2) Always have a precise idea of where your stop loss is going to be

This is Part 1 of your exit strategy, you need to know what the maximum you are prepared to lose is before you initiate a trade, whether you use technical analysis to identify your stop loss or whether it's based of a dollar amount, it is imperative to know, when it is time to get out.

3) Never increase your stop loss

This is self-explanatory, yet it's a common mistake among Day traders, old and new, as they often get married to their trading positions, so attempt to salvage a losing a trade by increasing the amount they are willing to lose (the stop-loss) with the hope perhaps a little more room to manoeuvre would help turn a losing trade into a winning one.

4) Identify a profit target

This is part 2 of the exit strategy and despite the old adage of 'cut your losses and let your profits run', if you're able to identify your profit target before initiating a trade, you're likely to be more consistent in your trading approach and avoid the tempting prospect of exiting positions as soon as a trade is in a winning position.

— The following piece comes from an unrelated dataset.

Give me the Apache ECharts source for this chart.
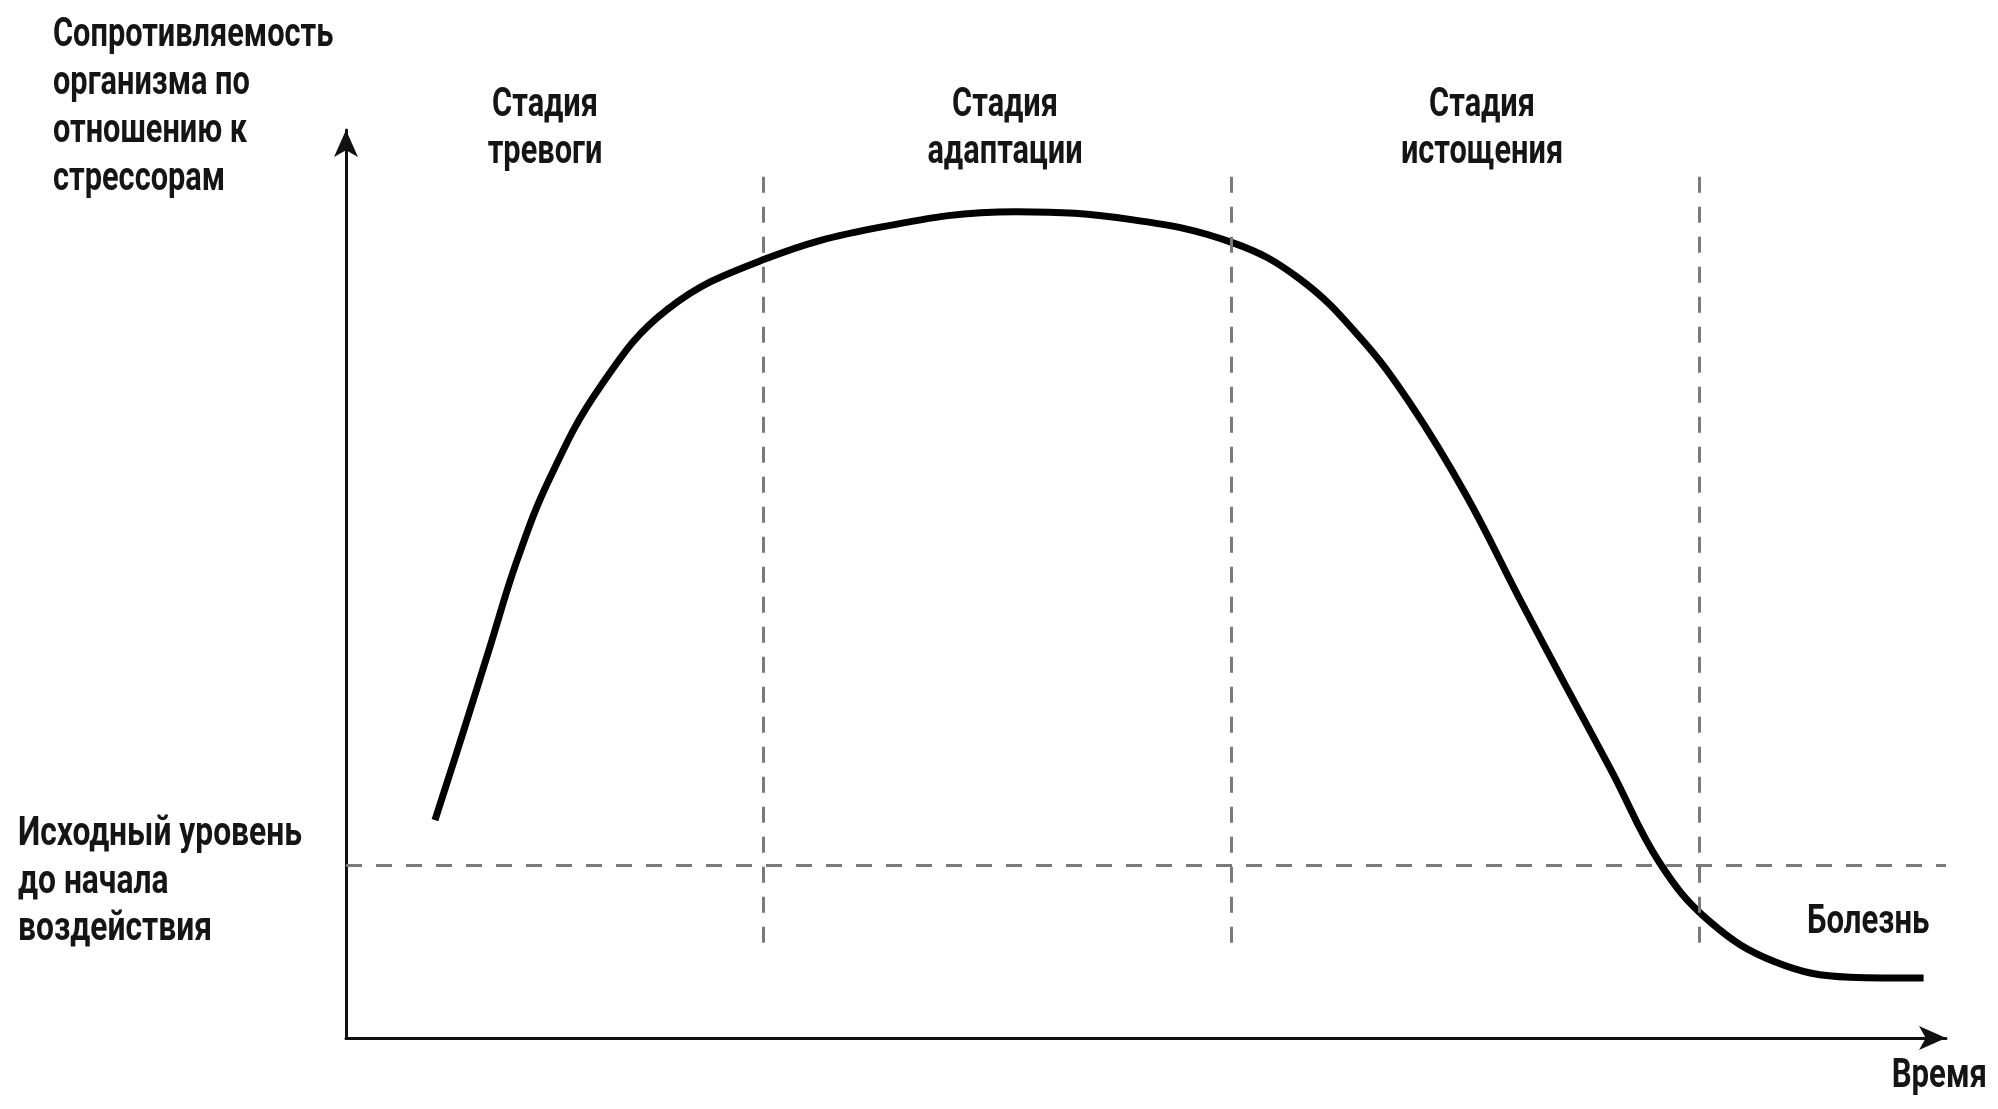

5) Risk/Reward ratio for each trade should always favour the upside

The maximum you are prepared to lose on any positions should be less than that which you are expecting to gain.There aren't many traders, who can claim to have a near perfect trading record, roughly the win/loss ratio for the average trader is barely seldom above 50%. So, it's not difficult to understand that over the long-term if you initiate more losing trades than winning trades, then the rewards gained from winning trades should far outweigh the losses from your losing trades. As a famous investor once proclaim: "It's not whether you're right or wrong that's important, but how much money you make when you're right and how much you lose when you're wrong."